A entidades de telecomunicações estão sujeitas ao dever de sigilo relativamente às comunicações eletrónicas e aos dados de tráfegos dos seus clientes, dever que decorre da Lei n.º 41/2004 por imposição do direito fundamental consagrado na Constituição. Por oposição, o artigo 417.º do Código do Processo Civil consagra o dever de cooperação das partes e de terceiros para a descoberta da verdade material. Contudo, nenhum dos deveres impostos são absolutos podendo um prevalecer face ao outro, em certa medida, e tendo em atenção a situação concreta em que surge o confronto.

 Os limites do dever de cooperação encontram-se, ab initio, no n.º 3 do preceito mencionado, sendo um deles a “Intromissão na vida privada ou familiar, no domicílio, na correspondência ou nas telecomunicações”, previsto na alínea b).
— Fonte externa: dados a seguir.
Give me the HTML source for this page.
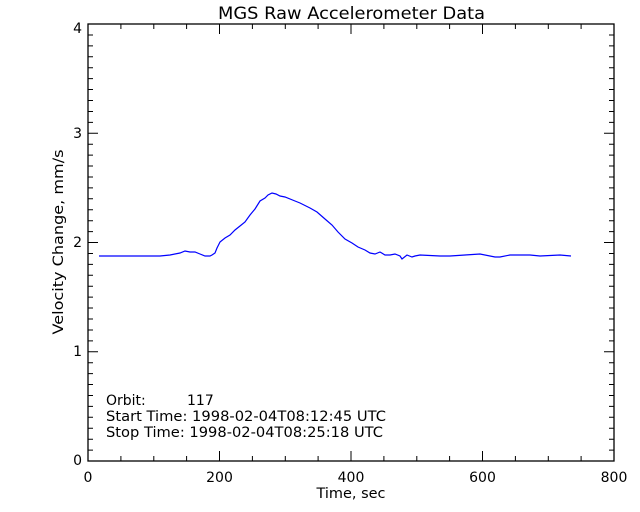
<!DOCTYPE html>
<html><head><style>body{margin:0;background:#fff}svg{display:block}text{font-family:"DejaVu Sans","Liberation Sans",sans-serif;font-size:14px;fill:#000}</style></head>
<body>
<svg width="640" height="512" viewBox="0 0 640 512" xmlns="http://www.w3.org/2000/svg">
<rect width="640" height="512" fill="#fff"/>
<text x="218" y="19" style="font-size:17px" textLength="267" lengthAdjust="spacingAndGlyphs">MGS Raw Accelerometer Data</text>
<rect x="88" y="24" width="526" height="437" fill="none" stroke="#000" stroke-width="1.3"/>
<g stroke="#000" stroke-width="1">
<path d="M219.5 461v-10M351 461v-10M482.5 461v-10M219.5 24v10M351 24v10M482.5 24v10
M120.9 461v-5M153.8 461v-5M186.6 461v-5M252.4 461v-5M285.3 461v-5M318.1 461v-5M383.9 461v-5M416.8 461v-5M449.6 461v-5M515.4 461v-5M548.3 461v-5M581.1 461v-5
M120.9 24v5M153.8 24v5M186.6 24v5M252.4 24v5M285.3 24v5M318.1 24v5M383.9 24v5M416.8 24v5M449.6 24v5M515.4 24v5M548.3 24v5M581.1 24v5
M88 351.75h10M88 242.5h10M88 133.25h10M614 351.75h-10M614 242.5h-10M614 133.25h-10"/>
<path id="m" d="M88 450.1h5M88 439.2h5M88 428.2h5M88 417.3h5M88 406.4h5M88 395.5h5M88 384.5h5M88 373.6h5M88 362.7h5"/>
<use href="#m" y="-109.25"/><use href="#m" y="-218.5"/><use href="#m" y="-327.75"/>
<path id="n" d="M614 450.1h-5M614 439.2h-5M614 428.2h-5M614 417.3h-5M614 406.4h-5M614 395.5h-5M614 384.5h-5M614 373.6h-5M614 362.7h-5"/>
<use href="#n" y="-109.25"/><use href="#n" y="-218.5"/><use href="#n" y="-327.75"/>
</g>
<g text-anchor="middle" style="font-size:15px">
<text x="88" y="482">0</text><text x="219.5" y="482">200</text><text x="351" y="482">400</text><text x="482.5" y="482">600</text><text x="614" y="482">800</text>
<text x="351" y="498" textLength="69" lengthAdjust="spacingAndGlyphs">Time, sec</text>
</g>
<g text-anchor="end" style="font-size:15px">
<text x="82" y="465">0</text><text x="82" y="356">1</text><text x="82" y="247">2</text><text x="82" y="138">3</text><text x="82" y="33">4</text>
</g>
<text transform="translate(63 242) rotate(-90)" text-anchor="middle" textLength="185" lengthAdjust="spacingAndGlyphs">Velocity Change, mm/s</text>
<text x="106" y="405">Orbit:</text><text x="187" y="405">117</text>
<text x="106" y="421" textLength="280" lengthAdjust="spacingAndGlyphs">Start Time: 1998-02-04T08:12:45 UTC</text>
<text x="106" y="437" textLength="277" lengthAdjust="spacingAndGlyphs">Stop Time: 1998-02-04T08:25:18 UTC</text>
<polyline fill="none" stroke="#0000ff" stroke-width="1.2" points="99,256 115,256 130,256 145,256 160,256 170,255 180,253 185,251 190,252 195,252 200,254 205,256 210,256 212,255 215,253 217,248 220,242 225,238 230,235 235,230 240,226 245,222 250,215 255,209 260,201 265,198 268,195 272,193 276,194 280,196 285,197 295,201 300,203 310,208 317,212 325,219 332,225 338,232 345,239 352,243 358,247 365,250 370,253 375,254 380,252 385,255 390,255 395,254 400,256 402,259 407,255 412,257 415,256 420,255 440,256 450,256 465,255 480,254 495,257 500,257 510,255 530,255 540,256 560,255 571,256"/>
</svg>
</body></html>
Ou seja, a recusa do cumprimento do dever de cooperação por parte das entidades de telecomunicações poderá, ou não, enquadrar-se no âmbito de aplicação desta norma, tratando-se, deste modo, numa recusa legitima.

Contudo, no entender do Venerando Tribunal da Relação de Évora no aresto datado de 12 de maio de 2022, o dever de sigilo deve sucumbir perante o dever de cooperação, uma vez que, no caso em apreço, a informação suscitada à entidade de telecomunicações prende-se com o fornecimento da morada, para efeitos de citação da ré, e não com nenhuma das situações abrangidas pelo dever de sigilo/confidencialidade – comunicações eletrónicas e/ ou dados de tráfego.

De facto, a prestação de informações relativamente à morada com vista à citação pessoal da Ré é pertinente e eficaz para um bom andamento da lide, mas, sem prejuízo de podermos estar a sobrevalorizar direitos fundamentos em face à boa administração da justiça, valor igualmente relevante, a solução do levantamento do dever de sigilo, nesta concreta situação, não nos revela adequada. A lei prevê outros mecanismos que nada obstam, bem pelo contrário, à citação regular do réu, com efeito a citação edital, que tem evidentes efeitos moratórios no processo, mas de modo algum ofende direitos fundamentais.

Um processo célere pode não ser um processo justo, principalmente quando a celeridade processual prevalece sobre direitos fundamentais constitucionalmente consagrados.